Toyota's off-road rally programme has its roots in South African motorsport, where local company Hallspeed built and prepared the vehicles. The operation grew in stature through the 2010s as results improved and the global Gazoo Racing umbrella expanded to absorb national programmes worldwide. When the Dakar Rally relocated from South America to Saudi Arabia in 2020, TGR South Africa's entry gained significantly more direct support from Japan, reflecting Toyota's strategic ambition in the discipline.
The team's breakthrough moment came at the 2019 Dakar Rally when Nasser Al-Attiyah and co-driver Mathieu Baumel took overall victory in the car class, ending years of near misses and establishing Toyota as a credible winner at the highest level of rally raid. Al-Attiyah, the Qatari driver who became the face of Toyota's Dakar ambitions, had previously competed for other manufacturers before building a long-term relationship with the South African operation.
From 2020, with the event now hosted entirely in Saudi Arabia, TGR's Dakar programme flourished.
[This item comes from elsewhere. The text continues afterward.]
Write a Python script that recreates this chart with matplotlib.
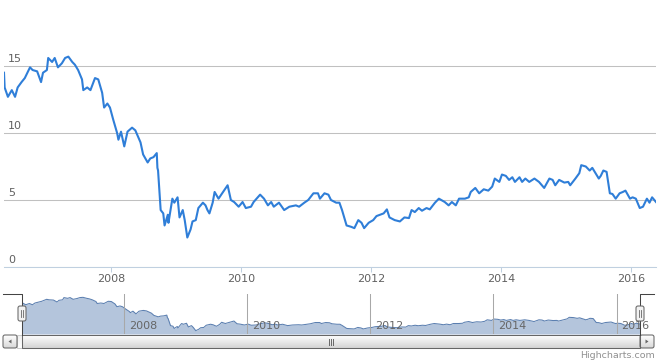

The team secured further overall victories in 2022 and 2023, cementing Toyota as one of the dominant forces in the car category. The GR DKR Hilux T1+ proved a highly competitive package, combining South African engineering expertise with Japanese backing.
When the FIA established the World Rally-Raid Championship in 2022, TGR South Africa was well positioned to contend for the inaugural title. The team won the manufacturers' championship in its first year of the series in 2022, underlining the strength of the programme beyond the Dakar Rally itself. Al-Attiyah also secured multiple drivers' titles in the championship.
Nasser Al-Attiyah has been the primary driver of the team's Dakar ambitions, accumulating multiple overall Dakar victories across his career and becoming one of the most decorated drivers in the event's modern era. The team also ran additional entries for other competitors, including Lithuanian driver Benediktas Vanagas and Estonian co-driver Kuldar Sikk, who compete internationally under the Toyota Gazoo Racing Baltics banner with support from the local Toyota dealer.
The GR DKR Hilux T1+ represents the culmination of years of development by Hallspeed in Johannesburg. It is built to FIA T1 regulations for four-wheel-drive vehicles and uses a turbocharged internal combustion engine. The truck's development draws on insights from the harsh conditions of South African off-road racing and the extreme demands of the Arabian desert stages that now define the Dakar Rally.
Toyota Gazoo Racing's Dakar programme stands as one of the few factory-backed rally-raid operations run entirely out of Africa, and its consistent success has demonstrated the viability of a decentralised motorsport programme under a global manufacturer umbrella. The team's multiple Dakar victories and World Rally-Raid Championship titles have reinforced Toyota's global motorsport credentials alongside its parallel successes in the World Rally Championship and World Endurance Championship.